Keyes sees “moral failure” everywhere--women who undergo abortions, inner-city mothers living on welfare instead of working, families in chaos. Government abets moral failure, he says, through welfare programs, excessive taxes and a liberal public education system.
“As the family crumbles,” Keyes says repeatedly, “the nation crumbles.”
It is a message that hits home with activists like Baugh. A transplanted engineer from Garden Grove, Baugh, 36, was living in Orange County when the Robertson forces stunned political observers in the ’88 caucuses. After fleeing California for Iowa’s “quiet life” in 1992, Baugh immersed himself in the anti-abortion movement in Cedar Rapids--and began wondering who he would support in the 1996 presidential campaign.
Baugh said he was “bowled over” when he saw Keyes speak on C-SPAN during a televised appearance of the GOP candidates in South Carolina last year.
“Just about everyone up there took a pro-life position,” Baugh said. “But Keyes was the best at linking the problems of the family to all the financial problems we face today.”
Since then, Baugh and other anti-abortion activists in Cedar Rapids have attracted 1,000-plus crowds at several rallies by plugging away with grass-roots marketing. Phone banks are crucial to the Keyes operation, as they are to the other campaigns in Iowa. But it is volunteers like Baugh--rather than Keyes’ wisp of a central campaign staff--who acquire phone lists of anti-abortion activists and supervise calls at nights and on weekends.

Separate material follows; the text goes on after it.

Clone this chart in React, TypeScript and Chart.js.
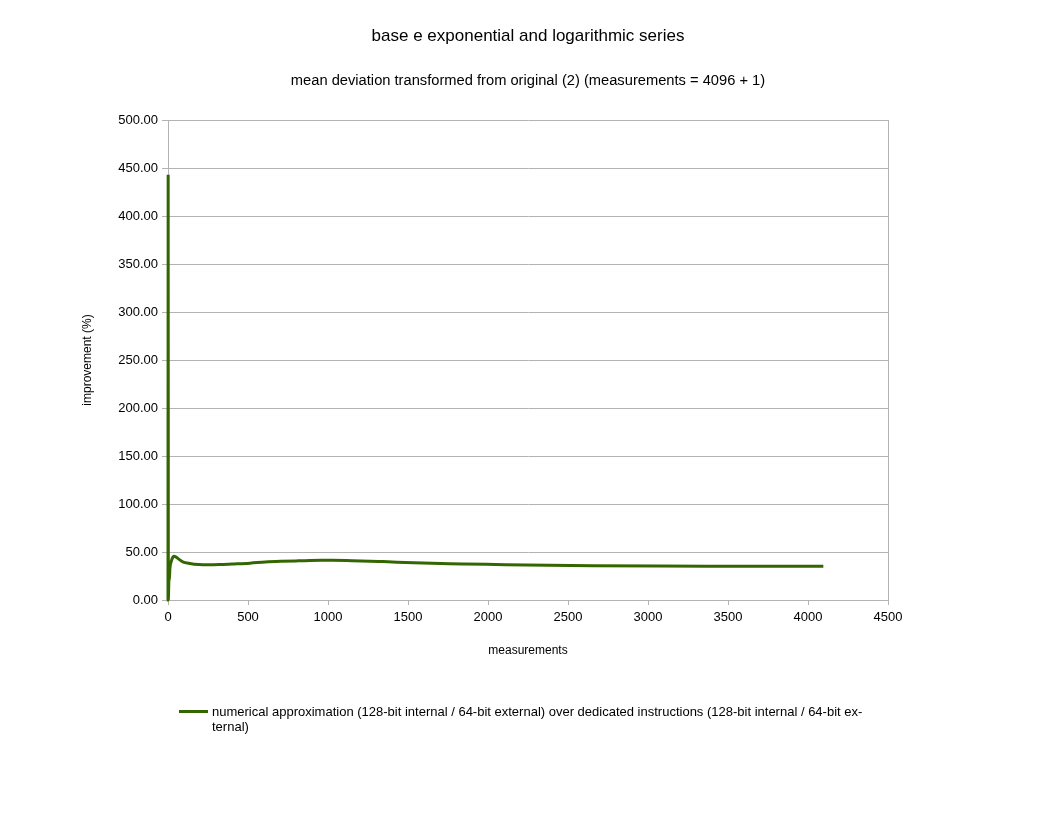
import { useEffect, useRef } from "react"
import { Chart, registerables } from "chart.js"

Chart.register(...registerables)

const TITLE = "base e exponential and logarithmic series"
const SUBTITLE = "mean deviation transformed from original (2) (measurements = 4096 + 1)"
const X_TITLE = "measurements"
const Y_TITLE = "improvement (%)"
const SERIES_LABEL =
  "numerical approximation (128-bit internal / 64-bit external) over dedicated instructions (128-bit internal / 64-bit ex\u00ADternal)"

const measurements = [
  0, 1, 2, 6, 8, 12, 20, 36, 48, 64, 96, 128, 192, 256, 320, 400, 512, 608, 704, 816, 960, 1024,
  1152, 1344, 1536, 1760, 1856, 2048, 2240, 2656, 3072, 3488, 4096,
]
const improvement = [
  0, 443, 0, 22, 20, 33, 40, 45.5, 45, 43, 39.5, 38.3, 36.9, 36.7, 36.9, 37.5, 38.4, 39.6, 40.3,
  40.8, 41.3, 41.3, 41.0, 40.0, 38.8, 37.8, 37.5, 37.0, 36.5, 35.8, 35.4, 35.2, 35.1,
]

const FONT = "'Liberation Sans', Arial, sans-serif"
const GRID = "#b3b3b3"
const LINE = "#336600"

export default function App() {
  const canvasRef = useRef<HTMLCanvasElement>(null)
  const chartRef = useRef<Chart | null>(null)

  useEffect(() => {
    document.body.style.margin = "0"
    if (!canvasRef.current) return
    if (chartRef.current) chartRef.current.destroy()

    chartRef.current = new Chart(canvasRef.current, {
      type: "line",
      data: {
        datasets: [
          {
            label: SERIES_LABEL,
            data: measurements.map((m, i) => ({ x: m, y: improvement[i] })),
            borderColor: LINE,
            backgroundColor: LINE,
            borderWidth: 3,
            pointRadius: 0,
            cubicInterpolationMode: "monotone",
            clip: 4,
            yAxisID: "y",
          },
        ],
      },
      options: {
        responsive: false,
        animation: false,
        layout: { padding: { left: 0, right: 0, top: 0, bottom: 156 } },
        plugins: {
          legend: { display: false },
          tooltip: { enabled: false },
          title: {
            display: true,
            text: TITLE,
            color: "#000",
            font: { family: FONT, size: 17, weight: "normal" },
            padding: { top: 26, bottom: 0 },
          },
          subtitle: {
            display: true,
            text: SUBTITLE,
            color: "#000",
            font: { family: FONT, size: 14.7, weight: "normal" },
            padding: { top: 26, bottom: 30 },
          },
        },
        scales: {
          x: {
            type: "linear",
            min: 0,
            max: 4500,
            ticks: {
              stepSize: 500,
              color: "#000",
              padding: 5,
              maxRotation: 0,
              font: { family: FONT, size: 13 },
              callback: (v) => String(v),
            },
            grid: {
              color: (ctx) =>
                ctx.tick && (ctx.tick.value === 0 || ctx.tick.value === 4500) ? GRID : "rgba(0,0,0,0)",
              tickColor: GRID,
              tickLength: 5,
            },
            border: { color: GRID },
            title: {
              display: true,
              text: X_TITLE,
              color: "#000",
              font: { family: FONT, size: 12 },
              padding: { top: 0, bottom: 2 },
            },
            afterFit: (s) => {
              s.height = 60
            },
          },
          y: {
            type: "linear",
            position: "left",
            min: 0,
            max: 500,
            ticks: {
              stepSize: 50,
              color: "#000",
              padding: 4,
              font: { family: FONT, size: 13 },
              callback: (v) => Number(v).toFixed(2),
            },
            grid: { color: GRID, tickColor: GRID, tickLength: 6 },
            border: { color: GRID },
            title: {
              display: true,
              text: Y_TITLE,
              color: "#000",
              font: { family: FONT, size: 12 },
              padding: { top: 80, bottom: 0 },
            },
            afterFit: (s) => {
              s.width = 168
            },
          },
          yRight: {
            type: "linear",
            position: "right",
            display: true,
            grid: { display: false },
            ticks: { display: false },
            border: { display: false },
            afterFit: (s) => {
              s.width = 168
            },
          },
        },
      },
    })

    return () => {
      if (chartRef.current) chartRef.current.destroy()
      chartRef.current = null
    }
  }, [])

  return (
    <div style={{ position: "relative", width: 1056, height: 816, background: "#fff" }}>
      <canvas ref={canvasRef} width={1056} height={816} />
      <div
        style={{
          position: "absolute",
          left: 179,
          top: 710,
          width: 29,
          height: 3,
          background: LINE,
        }}
      />
      <div
        lang="en"
        style={{
          position: "absolute",
          left: 212,
          top: 704,
          width: 656,
          fontFamily: FONT,
          fontSize: 13,
          lineHeight: "15px",
          color: "#000",
        }}
      >
        {SERIES_LABEL}
      </div>
    </div>
  )
}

Too poor to distribute its own video and audio tapes, the Keyes campaign has had no choice but to let loyalists get out the message in their own way. Keyes’ volunteers copy tapes by the dozens, sending them to likely allies. Others hold “tape parties,” inviting over handfuls of neighbors and friends to view copies of Keyes speeches.
“It’s wonderful and scary at the same time,” Keyes said. “All of this is going on without any prodding, all from ground up. I’m as much in the dark about how well I’m doing as the people working for me.”
Leaders of Iowa’s Christian activists insist that on caucus night, moral conservatives who have been inspired by Keyes will end up supporting alternative candidates with more realistic chances of obtaining the nomination. “People who like him won’t vote for him at the caucuses,” said the Rev. John Hulsizer, a Dubuque pastor and Gramm backer.
But GOP professionals say that even if he fails to do well in the caucus vote, Keyes’ stirring speeches on behalf of family issues have resonated. There is talk of a prime-time place for him at the party’s national convention in San Diego this August.
And some religious activists who long for a national figure to promote their agenda even dare to wonder whether Keyes might be considered as a vice presidential possibility.
“He speaks so well and he doesn’t divide people,” said Carmen Kopf, an activist with the anti-abortion Iowans for Life organization that supports Gramm. “I think whoever’s nominated should look at him seriously.”